Sam Haskell, the CEO of the Miss America Organization, made derogatory comments about past winners of his competition, including remarks on their appearance, sex lives, and intelligence.

The comments were made in emails from 2014 and 2015 between members of senior management of the Miss America Organization, revealed on Thursday by the Huffington Post. The organization announced Saturday that Haskell and board chair Lynn Weidner have resigned.

One target of Haskell’s was former Miss America winner Mallory Hagan, who was ridiculed for appearing to have gained weight, and slut shamed. Haskell replied to an email from a colleague asking whether he and Haskell were the only people not to have had sex with Hagan. “It appears we are the only ones!” Haskell replied, according to the Huffington Post.

The Miss America Organization said Haskell had apologized to its board. Haskell was initially suspended from his post before officially resigning.

Who is Sam Haskell?

Haskell spent 26 years of his career at the William Morris Agency, a prominent talent agency where he rose to the rank of Executive Vice President and Worldwide Head of Television. He left in 2004, but not before managing prominent clients such as Bill Cosby.
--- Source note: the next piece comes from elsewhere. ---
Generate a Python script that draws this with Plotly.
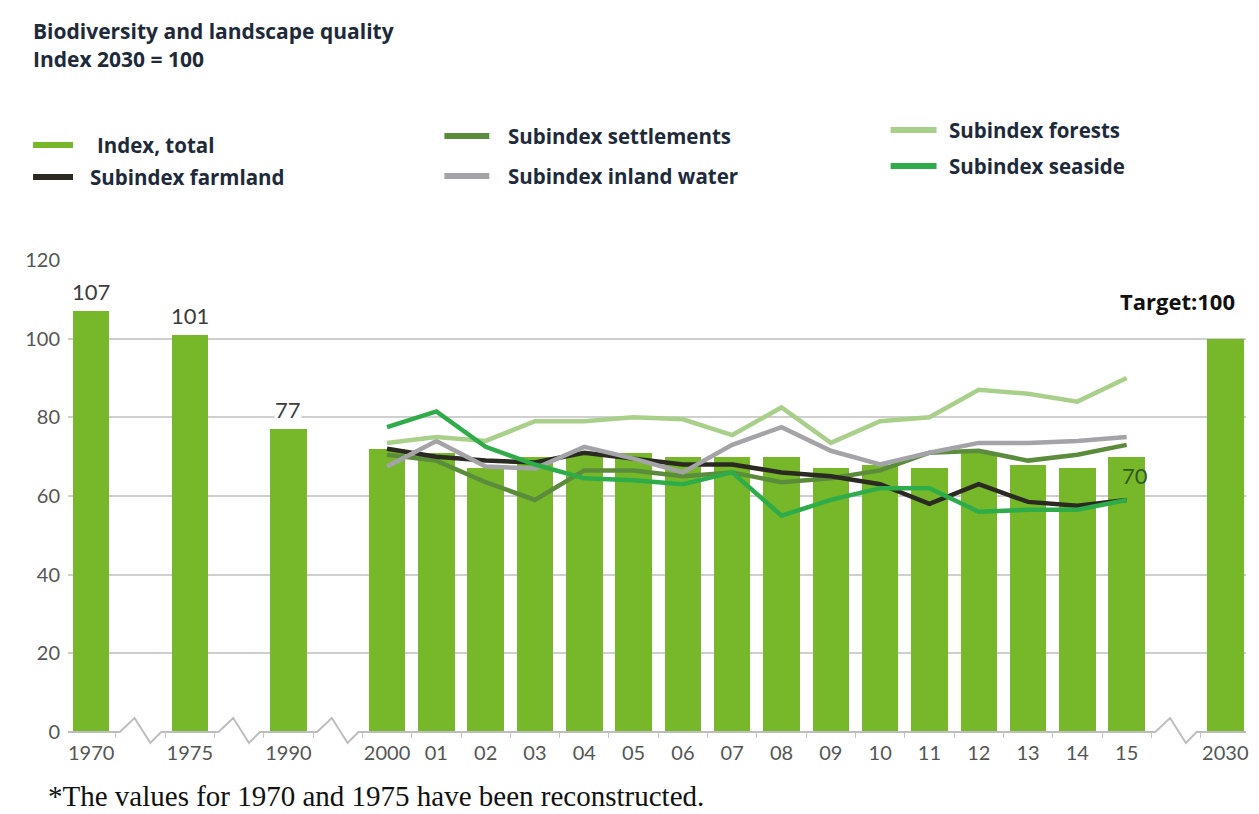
import plotly.graph_objects as go

# ---- data -----------------------------------------------------------------
years = [1970, 1975, 1990, 2000, 2001, 2002, 2003, 2004, 2005, 2006, 2007,
         2008, 2009, 2010, 2011, 2012, 2013, 2014, 2015, 2030]
tick_labels = ["1970", "1975", "1990", "2000", "01", "02", "03", "04", "05",
               "06", "07", "08", "09", "10", "11", "12", "13", "14", "15", "2030"]
index_total = [107, 101, 77, 72, 71, 67, 70, 71, 71, 70, 70,
               70, 67, 68, 67, 71, 68, 67, 70, 100]

sub_years = [2000, 2001, 2002, 2003, 2004, 2005, 2006, 2007,
             2008, 2009, 2010, 2011, 2012, 2013, 2014, 2015]
farmland = [72, 70, 69, 68.5, 71, 69.5, 68, 68, 66, 65, 63, 58, 63, 58.5, 57.5, 59]
settlements = [70.5, 69, 63.5, 59, 66.5, 66.5, 65, 66, 63.5, 64.5, 66.5, 71, 71.5, 69, 70.5, 73]
inland_water = [67.5, 74, 67.5, 67, 72.5, 69.5, 66, 73, 77.5, 71.5, 68, 71, 73.5, 73.5, 74, 75]
forests = [73.5, 75, 74, 79, 79, 80, 79.5, 75.5, 82.5, 73.5, 79, 80, 87, 86, 84, 90]
seaside = [77.5, 81.5, 72.5, 68, 64.5, 64, 63, 66, 55, 59, 62, 62, 56, 56.5, 56.5, 59]

title_lines = ["Biodiversity and landscape quality", "Index 2030 = 100"]
footnote = "*The values for 1970 and 1975 have been reconstructed."

# ---- styling --------------------------------------------------------------
BAR = "#76b82a"
COLORS = {
    "Index, total": BAR,
    "Subindex farmland": "#2a2a22",
    "Subindex settlements": "#5b8c3c",
    "Subindex inland water": "#a3a3a8",
    "Subindex forests": "#a9d08a",
    "Subindex seaside": "#2fac4a",
}
FONT = "Lato"
HEAD_FONT = "Open Sans"
TEXT_DARK = "#1e2a3a"
GRID = "#cfcfcf"

# plot area in pixels (used for the paper-positioned decorations)
L, R, T, B = 68, 1248, 260, 732
PW, PH = R - L, B - T


def px_x(px):
    return (px - L) / PW


def px_y(py):
    return (B - py) / PH


# slot positions: a blank slot is left wherever the year sequence jumps
pos = []
p = 0
for i, yr in enumerate(years):
    if i > 0:
        p += 2 if yr - years[i - 1] > 1 else 1
    pos.append(p)
pos_of = dict(zip(years, pos))
sub_pos = [pos_of[y] for y in sub_years]

fig = go.Figure()
fig.add_trace(go.Bar(x=pos, y=index_total, marker_color=BAR, width=0.74,
                     marker_line_width=0, hoverinfo="skip"))

for name, vals in [("Subindex settlements", settlements),
                   ("Subindex farmland", farmland),
                   ("Subindex inland water", inland_water),
                   ("Subindex forests", forests),
                   ("Subindex seaside", seaside)]:
    fig.add_trace(go.Scatter(x=sub_pos, y=vals, mode="lines", name=name,
                             line=dict(color=COLORS[name], width=4.5)))

x_min, x_max = -0.47, pos[-1] + 0.42

# baseline with break marks in the gaps
gap_centres = [(pos[i] + pos[i + 1]) / 2 for i in range(len(pos) - 1)
               if pos[i + 1] - pos[i] > 1]
up, down = 14 / PH, -11 / PH
path = f"M {x_min},0"
for c in gap_centres:
    path += (f" L {c - 0.42},0 L {c - 0.12},{up} L {c + 0.2},{down}"
             f" L {c + 0.42},0")
path += f" L {x_max},0"
shapes = [dict(type="path", path=path, xref="x", yref="paper",
               line=dict(color="#bdbdbd", width=2))]

annotations = []
# title
for i, t in enumerate(title_lines):
    annotations.append(dict(text=t, xref="paper", yref="paper", x=px_x(31),
                            y=px_y(31 + 28 * i), xanchor="left",
                            yanchor="middle", showarrow=False,
                            font=dict(family=HEAD_FONT, size=21, color=TEXT_DARK,
                                      weight="bold")))

# hand-built legend
legend_items = [
    ("Index, total", 33, 73, 95, 145),
    ("Subindex farmland", 33, 73, 88, 177),
    ("Subindex settlements", 445, 490, 507, 136),
    ("Subindex inland water", 445, 490, 507, 176),
    ("Subindex forests", 892, 938, 948, 130),
    ("Subindex seaside", 892, 938, 948, 166),
]
for name, l0, l1, tx, ty in legend_items:
    shapes.append(dict(type="line", xref="paper", yref="paper",
                       x0=px_x(l0), x1=px_x(l1), y0=px_y(ty), y1=px_y(ty),
                       line=dict(color=COLORS[name], width=6)))
    annotations.append(dict(text=name, xref="paper", yref="paper", x=px_x(tx),
                            y=px_y(ty), xanchor="left", yanchor="middle",
                            showarrow=False,
                            font=dict(family=HEAD_FONT, size=20.5, color=TEXT_DARK,
                                      weight="bold")))

# value labels
for yr in (1970, 1975, 1990):
    i = years.index(yr)
    annotations.append(dict(text=str(index_total[i]), x=pos[i], y=index_total[i],
                            xref="x", yref="y", yanchor="bottom", yshift=5,
                            showarrow=False, bgcolor="white", borderpad=0,
                            font=dict(family=FONT, size=22, color="#3c3c3c")))
i15 = years.index(2015)
annotations.append(dict(text=str(index_total[i15]), x=pos[i15], y=index_total[i15],
                        xref="x", yref="y", yanchor="top", yshift=-3, xshift=8,
                        showarrow=False,
                        font=dict(family=FONT, size=22, color="#2f5a1a")))
i30 = years.index(2030)
annotations.append(dict(text=f"Target:{index_total[i30]}", x=pos[i30],
                        y=index_total[i30], xref="x", yref="y",
                        xanchor="right", yanchor="bottom", xshift=12, yshift=21,
                        showarrow=False,
                        font=dict(family=HEAD_FONT, size=22, color="#111111",
                                  weight="bold")))

annotations.append(dict(text=footnote, xref="paper", yref="paper", x=px_x(46),
                        y=px_y(796), xanchor="left", yanchor="middle",
                        showarrow=False,
                        font=dict(family="Liberation Serif", size=29,
                                  color="#111111")))

boundaries = sorted({round(p + d, 2) for p in pos for d in (-0.5, 0.5)})

fig.update_layout(
    width=1259, height=814,
    margin=dict(l=L, r=1259 - R, t=T, b=814 - B),
    paper_bgcolor="white", plot_bgcolor="white",
    showlegend=False,
    bargap=0,
    shapes=shapes,
    annotations=annotations,
    xaxis=dict(range=[x_min, x_max], tickmode="array", tickvals=pos,
               ticktext=tick_labels, ticks="", showgrid=False, zeroline=False,
               showline=False, ticklabelstandoff=7,
               tickfont=dict(family=FONT, size=20, color="#555555"),
               minor=dict(tickmode="array", tickvals=boundaries,
                          ticks="outside", ticklen=5, tickcolor="#c4c4c4",
                          tickwidth=1, showgrid=False)),
    yaxis=dict(range=[0, 120], tickvals=[0, 20, 40, 60, 80, 100, 120],
               showgrid=True, gridcolor=GRID, gridwidth=2, zeroline=False,
               showline=False, ticks="", ticklabelstandoff=7,
               tickfont=dict(family=FONT, size=20, color="#555555")),
)

fig.write_html("out.html")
He then joined the Miss America Organization, where he has been CEO for around 12 years. However his role has only been the top job for two years. He took on the role, but not the title, of former president, Sharon Pearce, after she resigned in February 2015.

In September of 2015, Haskell made a public apology on behalf of the organization for the racist treatment the first African-American winner, Vanessa Williams, had received in 1984.

“I want to apologize for anything that was said or done that made you feel any less the Miss America you are and the Miss America you always will be,” Haskell told Williams, who had returned to judge the pageant.

Haskell released a memoir in 2009 entitled Promises I Made My Mother. His profile on the public speaking website, Premiere Speakers Bureau, calls the book a “deeply personal and spiritually-enriching story about living a principled life in unprincipled times.”